— WHAT THIS TASK INVOLVES —
Without the pictures, print the lines running from the beginning of the material to the line containing "const FOOTNOTE = 'R", both ends included.

— RAW DATA —
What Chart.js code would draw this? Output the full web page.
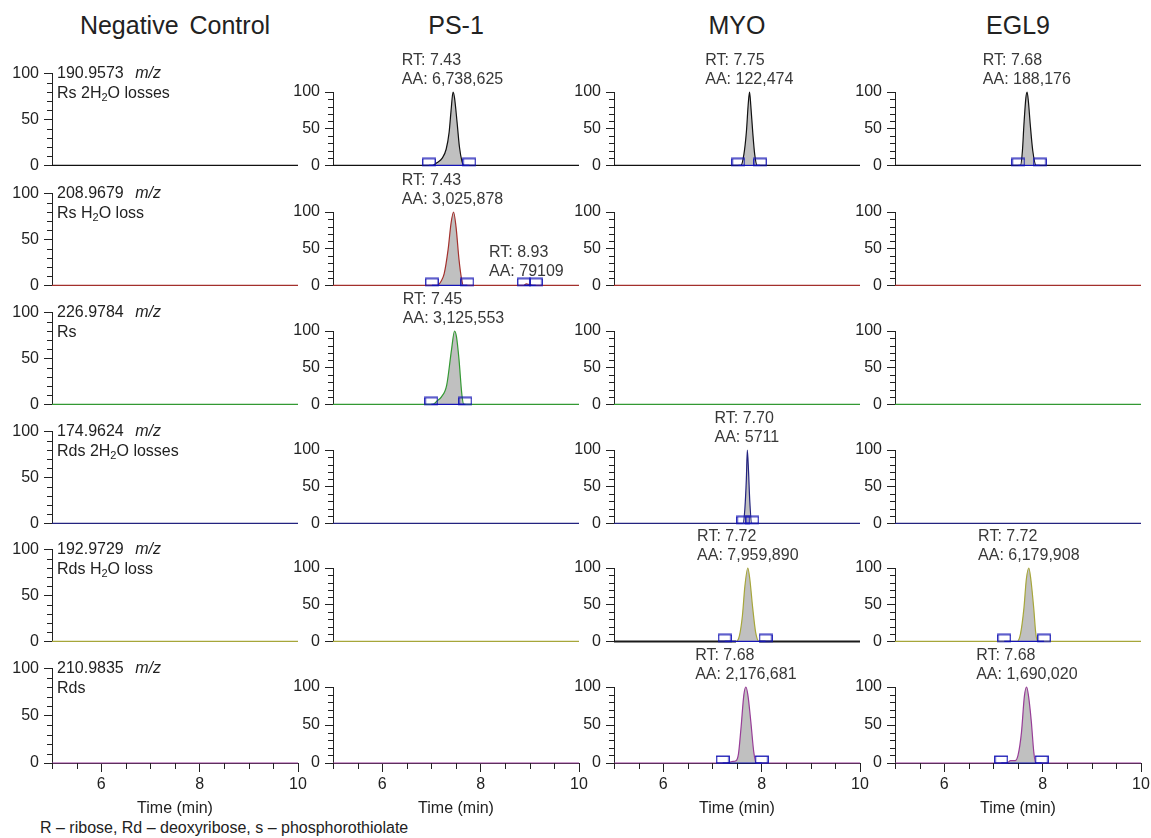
<!DOCTYPE html>
<html>
<head>
<meta charset="utf-8">
<script src="https://cdn.jsdelivr.net/npm/chart.js@4.4.1/dist/chart.umd.min.js"></script>
<style>
  body { margin: 0; background: #fff; width: 1151px; height: 838px; position: relative; overflow: hidden;
         font-family: Arial, "Liberation Sans", sans-serif; color: #222; }
  canvas { position: absolute; }
  .txt { position: absolute; white-space: nowrap; line-height: 1; }
  .title { font-size: 25px; word-spacing: 4px; transform: translate(-50%, -50%); }
  .lbl { font-size: 16px; transform: translateY(-50%); }
  .lbl sub { font-size: 11px; vertical-align: -3px; line-height: 0; }
  .axt { font-size: 16px; transform: translate(-50%, -50%); }
</style>
</head>
<body>
<script>
// ==========================================
// data
// ==========================================
const SAMPLES = ['Negative Control', 'PS-1', 'MYO', 'EGL9'];
const ION_MZ = ['190.9573', '208.9679', '226.9784', '174.9624', '192.9729', '210.9835'];
const ION_NAMES = ['Rs 2H2O losses', 'Rs H2O loss', 'Rs', 'Rds 2H2O losses', 'Rds H2O loss', 'Rds'];
const ION_COLORS = ['#111111', '#a3302c', '#339933', '#23237f', '#a6a63a', '#973c97'];

const X_MAJOR = [6, 8, 10];
const X_MINOR = [5, 5.5, 6.5, 7, 7.5, 8.5, 9, 9.5];
const Y_MAJOR = [0, 50, 100];
const Y_MINOR = [10, 20, 30, 40, 60, 70, 80, 90];
const X_TITLE = 'Time (min)';
const FOOTNOTE = 'R \u2013 ribose, Rd \u2013 deoxyribose, s \u2013 phosphorothiolate';

// traces: [time (min), relative abundance (%)]
const FLAT = [[5, 0], [10, 0]];
const PS1_RS_2H2O = [[5, 0], [7.02, 0], [7.12, 4], [7.22, 10], [7.30, 22], [7.36, 45], [7.40, 75], [7.44, 100], [7.47, 92], [7.52, 60], [7.57, 25], [7.62, 6], [7.66, 0], [10, 0]];
const PS1_RS_H2O = [[5, 0], [7.12, 0], [7.20, 6], [7.26, 16], [7.34, 49], [7.40, 85], [7.45, 100], [7.50, 80], [7.56, 36], [7.61, 10], [7.65, 0], [8.87, 0], [8.93, 2], [8.99, 1], [9.06, 0], [10, 0]];
const PS1_RS = [[5, 0], [7.03, 0], [7.12, 5], [7.20, 10], [7.31, 26], [7.41, 75], [7.47, 100], [7.51, 92], [7.56, 62], [7.62, 13], [7.66, 0], [10, 0]];
const MYO_RS_2H2O = [[5, 0], [7.58, 0], [7.64, 15], [7.69, 45], [7.73, 85], [7.755, 100], [7.78, 82], [7.82, 45], [7.86, 15], [7.91, 0], [10, 0]];
const MYO_RDS_2H2O = [[5, 0], [7.62, 0], [7.66, 20], [7.69, 60], [7.71, 100], [7.735, 70], [7.76, 30], [7.80, 0], [10, 0]];
const MYO_RDS_H2O = [[5, 0], [7.48, 0], [7.55, 8], [7.61, 35], [7.66, 75], [7.72, 100], [7.76, 85], [7.82, 45], [7.88, 12], [7.95, 0], [10, 0]];
const MYO_RDS = [[5, 0], [7.30, 0], [7.40, 2], [7.48, 3], [7.53, 12], [7.58, 45], [7.64, 90], [7.68, 100], [7.72, 90], [7.78, 55], [7.84, 15], [7.89, 0], [10, 0]];
const EGL9_RS_2H2O = [[5, 0], [7.55, 0], [7.59, 20], [7.62, 55], [7.66, 92], [7.685, 100], [7.71, 88], [7.75, 55], [7.80, 20], [7.87, 0], [10, 0]];
const EGL9_RDS_H2O = [[5, 0], [7.48, 0], [7.55, 10], [7.62, 45], [7.67, 85], [7.72, 100], [7.76, 85], [7.82, 45], [7.86, 12], [7.90, 0], [10, 0]];
const EGL9_RDS = [[5, 0], [7.27, 0], [7.35, 3], [7.44, 3], [7.50, 10], [7.57, 40], [7.63, 88], [7.675, 100], [7.71, 90], [7.77, 55], [7.82, 15], [7.86, 0], [10, 0]];

// integration bounds (min), one pair per peak
const PS1_RS_2H2O_BOUNDS = [[6.95, 7.77]];
const PS1_RS_H2O_BOUNDS = [[7.01, 7.73], [8.88, 9.12]];
const PS1_RS_BOUNDS = [[7.00, 7.69]];
const MYO_RS_2H2O_BOUNDS = [[7.53, 7.97]];
const MYO_RDS_2H2O_BOUNDS = [[7.63, 7.81]];
const MYO_RDS_H2O_BOUNDS = [[7.25, 8.08]];
const MYO_RDS_BOUNDS = [[7.21, 8.00]];
const EGL9_RS_2H2O_BOUNDS = [[7.51, 7.94]];
const EGL9_RDS_H2O_BOUNDS = [[7.22, 8.03]];
const EGL9_RDS_BOUNDS = [[7.16, 7.98]];

// peak labels: RT, area, apex (%)
const PS1_RS_2H2O_PEAKS = [['7.43', '6,738,625', 100]];
const PS1_RS_H2O_PEAKS = [['7.43', '3,025,878', 100], ['8.93', '79109', 2]];
const PS1_RS_PEAKS = [['7.45', '3,125,553', 100]];
const MYO_RS_2H2O_PEAKS = [['7.75', '122,474', 100]];
const MYO_RDS_2H2O_PEAKS = [['7.70', '5711', 100]];
const MYO_RDS_H2O_PEAKS = [['7.72', '7,959,890', 100]];
const MYO_RDS_PEAKS = [['7.68', '2,176,681', 100]];
const EGL9_RS_2H2O_PEAKS = [['7.68', '188,176', 100]];
const EGL9_RDS_H2O_PEAKS = [['7.72', '6,179,908', 100]];
const EGL9_RDS_PEAKS = [['7.68', '1,690,020', 100]];

// rows = ions, columns = samples
const TRACE_GRID = [
    [FLAT, PS1_RS_2H2O, MYO_RS_2H2O, EGL9_RS_2H2O],
    [FLAT, PS1_RS_H2O, FLAT, FLAT],
    [FLAT, PS1_RS, FLAT, FLAT],
    [FLAT, FLAT, MYO_RDS_2H2O, FLAT],
    [FLAT, FLAT, MYO_RDS_H2O, EGL9_RDS_H2O],
    [FLAT, FLAT, MYO_RDS, EGL9_RDS]
];
const BOUNDS_GRID = [
    [[], PS1_RS_2H2O_BOUNDS, MYO_RS_2H2O_BOUNDS, EGL9_RS_2H2O_BOUNDS],
    [[], PS1_RS_H2O_BOUNDS, [], []],
    [[], PS1_RS_BOUNDS, [], []],
    [[], [], MYO_RDS_2H2O_BOUNDS, []],
    [[], [], MYO_RDS_H2O_BOUNDS, EGL9_RDS_H2O_BOUNDS],
    [[], [], MYO_RDS_BOUNDS, EGL9_RDS_BOUNDS]
];
const PEAK_GRID = [
    [[], PS1_RS_2H2O_PEAKS, MYO_RS_2H2O_PEAKS, EGL9_RS_2H2O_PEAKS],
    [[], PS1_RS_H2O_PEAKS, [], []],
    [[], PS1_RS_PEAKS, [], []],
    [[], [], MYO_RDS_2H2O_PEAKS, []],
    [[], [], MYO_RDS_H2O_PEAKS, EGL9_RDS_H2O_PEAKS],
    [[], [], MYO_RDS_PEAKS, EGL9_RDS_PEAKS]
];

// ==========================================
// layout
// ==========================================
const PLOT_LEFT = [52, 333, 614, 895];
const PLOT_W = 246;
const PLOT_H = [95, 76, 76, 76];
const BASELINE = [168, 288, 407, 526, 644, 763];
const Y_AXIS_W = 52;
const PAD_RIGHT = 16;
const FONT = 'Arial, "Liberation Sans", sans-serif';
const INK = '#222';

function addText(cls, html, left, top) {
    const d = document.createElement('div');
    d.className = 'txt ' + cls;
    d.innerHTML = html;
    d.style.left = left + 'px';
    d.style.top = top + 'px';
    document.body.appendChild(d);
}

const subH2O = s => s.replace('H2O', 'H<sub>2</sub>O');

// blue open box marking integration limits, sits on the baseline
function boxMarker() {
    const c = document.createElement('canvas');
    c.width = 14; c.height = 16;
    const g = c.getContext('2d');
    g.strokeStyle = '#1414b4';
    g.lineWidth = 1.3;
    g.strokeRect(0.75, 1.2, 12.5, 6.8);
    return c;
}
const MARKER = boxMarker();

function makeExtras(peaks, showX) {
    return {
        id: 'extras',
        afterDraw(chart) {
            const { ctx, chartArea } = chart;
            const xs = chart.scales.x, ys = chart.scales.y;
            ctx.save();
            ctx.strokeStyle = INK;
            ctx.lineWidth = 1;
            ctx.beginPath();
            Y_MINOR.forEach(v => {
                const y = Math.round(ys.getPixelForValue(v)) + 0.5;
                ctx.moveTo(chartArea.left - 5, y);
                ctx.lineTo(chartArea.left, y);
            });
            if (showX) {
                X_MINOR.forEach(v => {
                    const x = Math.round(xs.getPixelForValue(v)) + 0.5;
                    ctx.moveTo(x, chartArea.bottom);
                    ctx.lineTo(x, chartArea.bottom + 6);
                });
            }
            ctx.stroke();

            ctx.font = '16px ' + FONT;
            ctx.fillStyle = '#383838';
            ctx.textBaseline = 'middle';
            ctx.textAlign = 'left';
            peaks.forEach(([rt, area, apex]) => {
                const x = xs.getPixelForValue(parseFloat(rt));
                const y = ys.getPixelForValue(apex);
                const aa = 'AA: ' + area;
                const left = x - ctx.measureText(aa).width / 2;
                ctx.fillText('RT: ' + rt, left, y - 31);
                ctx.fillText(aa, left, y - 12);
            });
            ctx.restore();
        }
    };
}

function boundsData(pairs) {
    const out = [];
    pairs.forEach((p, i) => {
        if (i > 0) out.push({ x: (pairs[i - 1][1] + p[0]) / 2, y: null });
        out.push({ x: p[0], y: 0 }, { x: p[1], y: 0 });
    });
    return out;
}

function drawPanel(row, col) {
    const last = row === ION_MZ.length - 1;
    const padTop = col === 0 ? 14 : 44;
    const padBottom = last ? 0 : 12;
    const xAxisH = last ? 34 : 0;
    const plotTop = BASELINE[row] - PLOT_H[col];

    const canvas = document.createElement('canvas');
    canvas.width = Y_AXIS_W + PLOT_W + PAD_RIGHT;
    canvas.height = padTop + PLOT_H[col] + padBottom + xAxisH;
    canvas.style.left = (PLOT_LEFT[col] - Y_AXIS_W) + 'px';
    canvas.style.top = (plotTop - padTop) + 'px';
    document.body.appendChild(canvas);

    const color = ION_COLORS[row];
    // MYO / Rds H2O loss has a dark baseline under the trace
    const darkBase = row === 4 && col === 2;

    new Chart(canvas, {
        type: 'line',
        data: {
            datasets: [
                {
                    data: boundsData(BOUNDS_GRID[row][col]),
                    showLine: true,
                    spanGaps: false,
                    borderColor: '#1414b4',
                    borderWidth: 1.2,
                    pointStyle: MARKER,
                    pointRadius: 6,
                    clip: false
                },
                {
                    data: TRACE_GRID[row][col].map(([x, y]) => ({ x, y })),
                    borderColor: color,
                    borderWidth: 1.2,
                    backgroundColor: '#c0c0c0',
                    fill: 'origin',
                    pointRadius: 0,
                    cubicInterpolationMode: 'monotone',
                    clip: false,
                    segment: darkBase ? {
                        borderColor: c => (c.p0.parsed.y === 0 && c.p1.parsed.y === 0) ? '#1a1a1a' : undefined,
                        borderWidth: c => (c.p0.parsed.y === 0 && c.p1.parsed.y === 0) ? 2 : undefined
                    } : {}
                }
            ]
        },
        options: {
            responsive: false,
            animation: false,
            events: [],
            devicePixelRatio: 1,
            layout: { padding: { left: 0, right: PAD_RIGHT, top: padTop, bottom: padBottom } },
            plugins: { legend: { display: false }, tooltip: { enabled: false } },
            scales: {
                x: {
                    type: 'linear',
                    min: 5,
                    max: 10,
                    display: last,
                    afterBuildTicks: s => { s.ticks = X_MAJOR.map(v => ({ value: v })); },
                    afterFit: s => { s.height = xAxisH; },
                    grid: { drawOnChartArea: false, drawTicks: true, tickLength: 9, color: INK },
                    border: { display: true, color: INK, width: 1 },
                    ticks: { padding: 3, maxRotation: 0, color: INK, font: { family: FONT, size: 16 } }
                },
                y: {
                    min: 0,
                    max: 100,
                    afterBuildTicks: s => { s.ticks = Y_MAJOR.map(v => ({ value: v })); },
                    afterFit: s => { s.width = Y_AXIS_W; },
                    grid: { drawOnChartArea: false, drawTicks: true, tickLength: 8, color: INK },
                    border: { display: true, color: INK, width: 1 },
                    ticks: { padding: 5, color: INK, font: { family: FONT, size: 16 } }
                }
            }
        },
        plugins: [makeExtras(PEAK_GRID[row][col], last)]
    });
}

// column headers
SAMPLES.forEach((name, col) => addText('title', name, PLOT_LEFT[col] + PLOT_W / 2, 25));

// panels
for (let row = 0; row < ION_MZ.length; row++) {
    for (let col = 0; col < SAMPLES.length; col++) drawPanel(row, col);
}

// ion labels in the first column
ION_MZ.forEach((mz, row) => {
    const plotTop = BASELINE[row] - PLOT_H[0];
    addText('lbl', mz + ' <i style="margin-left:7px">m/z</i>', 57, plotTop);
    addText('lbl', subH2O(ION_NAMES[row]), 57, plotTop + 20);
});

// x axis titles and footnote
SAMPLES.forEach((_, col) => addText('axt', X_TITLE, PLOT_LEFT[col] + PLOT_W / 2, 808));
addText('lbl', FOOTNOTE, 40, 828);
</script>
</body>
</html>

— OUTPUT —
What Chart.js code would draw this? Output the full web page.
<!DOCTYPE html>
<html>
<head>
<meta charset="utf-8">
<script src="https://cdn.jsdelivr.net/npm/chart.js@4.4.1/dist/chart.umd.min.js"></script>
<style>
  body { margin: 0; background: #fff; width: 1151px; height: 838px; position: relative; overflow: hidden;
         font-family: Arial, "Liberation Sans", sans-serif; color: #222; }
  canvas { position: absolute; }
  .txt { position: absolute; white-space: nowrap; line-height: 1; }
  .title { font-size: 25px; word-spacing: 4px; transform: translate(-50%, -50%); }
  .lbl { font-size: 16px; transform: translateY(-50%); }
  .lbl sub { font-size: 11px; vertical-align: -3px; line-height: 0; }
  .axt { font-size: 16px; transform: translate(-50%, -50%); }
</style>
</head>
<body>
<script>
// ==========================================
// data
// ==========================================
const SAMPLES = ['Negative Control', 'PS-1', 'MYO', 'EGL9'];
const ION_MZ = ['190.9573', '208.9679', '226.9784', '174.9624', '192.9729', '210.9835'];
const ION_NAMES = ['Rs 2H2O losses', 'Rs H2O loss', 'Rs', 'Rds 2H2O losses', 'Rds H2O loss', 'Rds'];
const ION_COLORS = ['#111111', '#a3302c', '#339933', '#23237f', '#a6a63a', '#973c97'];

const X_MAJOR = [6, 8, 10];
const X_MINOR = [5, 5.5, 6.5, 7, 7.5, 8.5, 9, 9.5];
const Y_MAJOR = [0, 50, 100];
const Y_MINOR = [10, 20, 30, 40, 60, 70, 80, 90];
const X_TITLE = 'Time (min)';
const FOOTNOTE = 'R \u2013 ribose, Rd \u2013 deoxyribose, s \u2013 phosphorothiolate';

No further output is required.